I met Charlotte Kingsnorth presenting a selection of her Hybreed collection at Milan’s Ventura Lambrate; the design district known for the most cutting-edge design. She speaks quietly and intensely in way that draws you in and makes you listen, so by the time she started explaining that she sees personalities within items of furniture, I was transfixed.
“I see chairs as alive”, she begins “…so I collect furniture frames and take them back to my studio. I sketch the character I see, and then start building and sculpting the upholstery around them… I found these two [see below] together and see them very much as an old married couple – they’re called Mr & Mrs”. Her imagination is essentially unchanged since childhood when she named every tree in her local park, assigning each one a name based on its personality.
Charlotte was born in London in 1985 and studied Contemporary Furniture and Product Design at Buckinghamshire University, and Design Products at the Royal College of Art under Tord Boontje. She describes herself an industrial designer with an artist’s vision: “I am inspired by art”, she says. “Artists are free to explore a concept purely for self expression, which allows for a strong, untainted outcome. I am intrigued by artists’ interpretation of things in their chosen medium. The human form has always been a strong influence with my design work; fleshy, organic, biomorphic forms, but also the interaction between man and object – I am inspired by function, which is what differentiates me from an artist”.

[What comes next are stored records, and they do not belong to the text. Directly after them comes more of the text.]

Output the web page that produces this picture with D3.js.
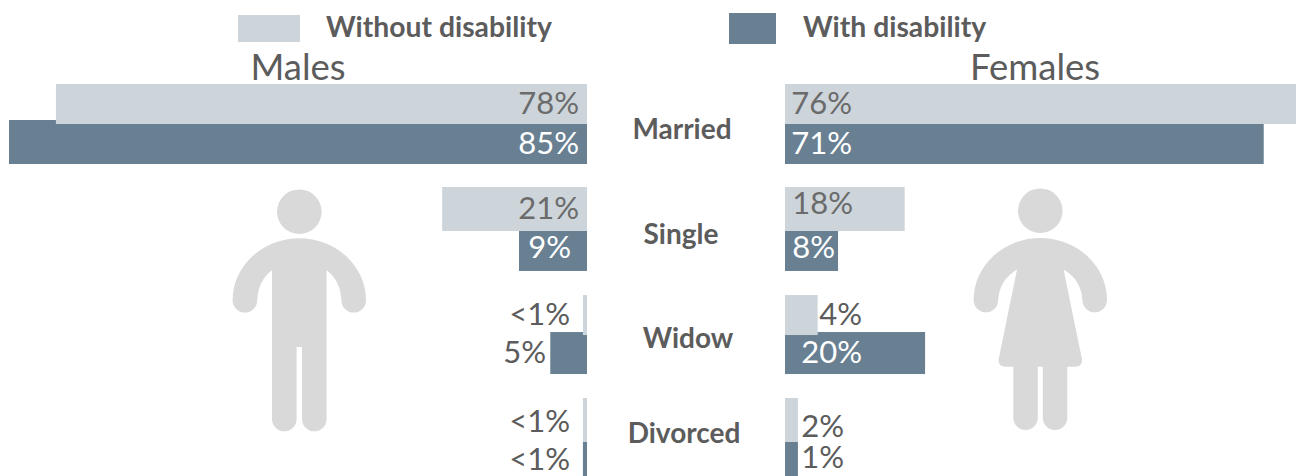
<!DOCTYPE html>
<html><head><meta charset="utf-8">
<script src="https://cdn.jsdelivr.net/npm/d3@7/dist/d3.min.js"></script>
<style>html,body{margin:0;background:#fff;overflow:hidden}svg{display:block}text{font-family:Lato,"Open Sans",sans-serif}</style>
</head><body><svg id="c" width="1296" height="476"></svg>
<script>
const categories = ["Married","Single","Widow","Divorced"];
const seriesNames = ["Without disability","With disability"];
const maleWithout = [78.1, 21.3, 0.6, 0.6];
const maleWith = [85, 10, 5.4, 0.6];
const femaleWithout = [76.5, 17.6, 4.8, 1.9];
const femaleWith = [70.4, 7.8, 20.6, 1.9];
const maleWithoutLabels = ["78%","21%","<1%","<1%"];
const maleWithLabels = ["85%","9%","5%","<1%"];
const femaleWithoutLabels = ["76%","18%","4%","2%"];
const femaleWithLabels = ["71%","8%","20%","1%"];

const LIGHT="#cdd5db", DARK="#688092", ICON="#d9d9d9", TXT="#5c5c5c";
const svg=d3.select("#c");
const row=d3.scaleBand().domain(categories).range([84,478]).paddingInner(0.2357).paddingOuter(0);
const pxPerPct=6.8;
const maleX=d3.scaleLinear().domain([0,100]).range([587,587-100*pxPerPct]);
const femaleX=d3.scaleLinear().domain([0,100]).range([785,785+100*pxPerPct]);
// small per-row offsets of the bar edges relative to the row band
const lightInset=[[0,40],[-1.7,44],[1.7,40],[0,44]];
const darkInset=[[36,44],[42.3,40],[38.7,42],[44,34]];

function bars(values,x,side,color,inset){
  svg.append("g").selectAll("rect").data(values).join("rect")
    .attr("x",d=>side<0?x(d):x(0))
    .attr("width",d=>Math.abs(x(d)-x(0)))
    .attr("y",(d,i)=>row(categories[i])+inset[i][0])
    .attr("height",(d,i)=>inset[i][1])
    .attr("fill",color);
}
bars(maleWith,maleX,-1,DARK,darkInset);
bars(maleWithout,maleX,-1,LIGHT,lightInset);
bars(femaleWith,femaleX,1,DARK,darkInset);
bars(femaleWithout,femaleX,1,LIGHT,lightInset);

const LABEL=31;
function labels(texts,xs,ys,fills){
  svg.append("g").selectAll("text").data(texts).join("text")
    .attr("x",(d,i)=>xs[i]).attr("y",(d,i)=>ys[i])
    .attr("text-anchor","end").attr("font-size",LABEL).attr("fill",(d,i)=>fills[i]).text(d=>d);
}
labels(maleWithoutLabels,[579,579,570,570],[114,219,325,432],["#6b6b6b","#6b6b6b",TXT,TXT]);
labels(maleWithLabels,[579,571,546,570],[154,258,363,470],["#fff","#fff",TXT,TXT]);
labels(femaleWithoutLabels,[852,853,862,844],[114,214,325,437],["#6b6b6b","#6b6b6b",TXT,TXT]);
labels(femaleWithLabels,[852,835,862,844],[154,258,363,468],["#fff","#fff","#fff",TXT]);

// category labels
const catX=[682,681,688,684], catY=[139,243.5,347.5,442.5];
svg.append("g").selectAll("text").data(categories).join("text")
  .attr("x",(d,i)=>catX[i]).attr("y",(d,i)=>catY[i]).attr("text-anchor","middle")
  .attr("font-size",28).attr("font-weight",700).attr("fill",TXT).text(d=>d);

// titles
svg.append("text").attr("x",298).attr("y",80).attr("text-anchor","middle").attr("font-size",36.5).attr("fill",TXT).text("Males");
svg.append("text").attr("x",1035).attr("y",80).attr("text-anchor","middle").attr("font-size",36.5).attr("fill",TXT).text("Females");

// legend
svg.append("rect").attr("x",238).attr("y",15).attr("width",62).attr("height",27).attr("fill",LIGHT);
svg.append("rect").attr("x",729).attr("y",13).attr("width",47).attr("height",31).attr("fill",DARK);
svg.append("text").attr("x",326).attr("y",37).attr("font-size",28.3).attr("font-weight",700).attr("fill",TXT).text(seriesNames[0]);
svg.append("text").attr("x",803).attr("y",37).attr("font-size",28.3).attr("font-weight",700).attr("fill",TXT).text(seriesNames[1]);

// pictograms
const malePath="M-66.7,62A66.7,62 0 0 1 66.7,62A12.3,12.3 0 0 1 42.1,62Q41,42 27.3,32L27.3,180.7A12.3,12.3 0 0 1 2.7,180.7L2.7,108.7L-2.7,108.7L-2.7,180.7A12.3,12.3 0 0 1 -27.3,180.7L-27.3,32Q-41,42 -42.1,62A12.3,12.3 0 0 1 -66.7,62Z";
const femalePath="M-66.7,62A66.7,62 0 0 1 66.7,62A12.3,12.3 0 0 1 42.1,62Q41,42 23.3,31.5L41.6,121Q42.5,128.5 35,128.7L27,128.7L27,180.7A12.3,12.3 0 0 1 2.5,180.7L2.5,128.7L-2.5,128.7L-2.5,180.7A12.3,12.3 0 0 1 -27,180.7L-27,128.7L-35,128.7Q-42.5,128.5 -41.6,121L-23.3,31.5Q-41,42 -42.1,62A12.3,12.3 0 0 1 -66.7,62Z";
function person(cx,top,headY,d){
  const g=svg.append("g").attr("transform",`translate(${cx},${top})`).attr("fill",ICON);
  g.append("circle").attr("cx",0).attr("cy",headY-top).attr("r",22.3);
  g.append("path").attr("d",d);
}
person(299.3,238.3,211.7,malePath);
person(1040.3,238,210.7,femalePath);
</script></body></html>
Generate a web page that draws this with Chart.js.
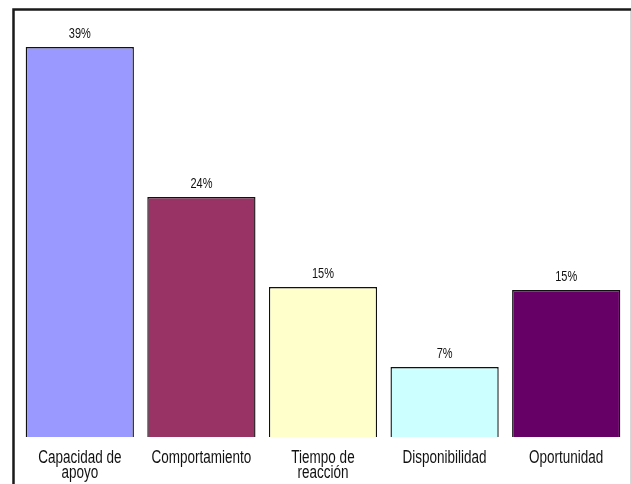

I was intrigued to know whether she sees human characteristics in all chairs, or if certain items just speak to her. She said: “Not every chair speaks to me… there are special characters. Sometimes I will find beautiful chairs just dumped on the side of the road with a missing spindle or worn upholstery. I can’t resist bringing them back to my studio”.
Once she’s adopted a chair, she starts sketching it, “the sketching process is important to me, it allows me to draw out the character of the chair. I draw the body of the chair. It’s like I have the skeleton but seek the flesh that envelops it. Once I am satisfied with a drawing, I work on building up the body, wrapping foam directly around the chair frame. It is a mix of following the drawing and instinct that directs this part of the process of addition and subtraction until the balance is right. I view the chair from all angles to make sure I am happy with the form. Once satisfied, I move onto trimming the chair. As every chair is different the pattern for each chair is also unique. I often make a pattern from calico before applying it to the chosen fabric. Once the fabric is cut and pinned into place the pieces are hand stitched”.
These are not merely sculptural items – every chair is designed to be functional and comfortable. What Charlotte refers to as a “comfort assessment” forms an important part of her design and making process. I think they’re rather special and they’ve certainly made me look at my furniture in a new light.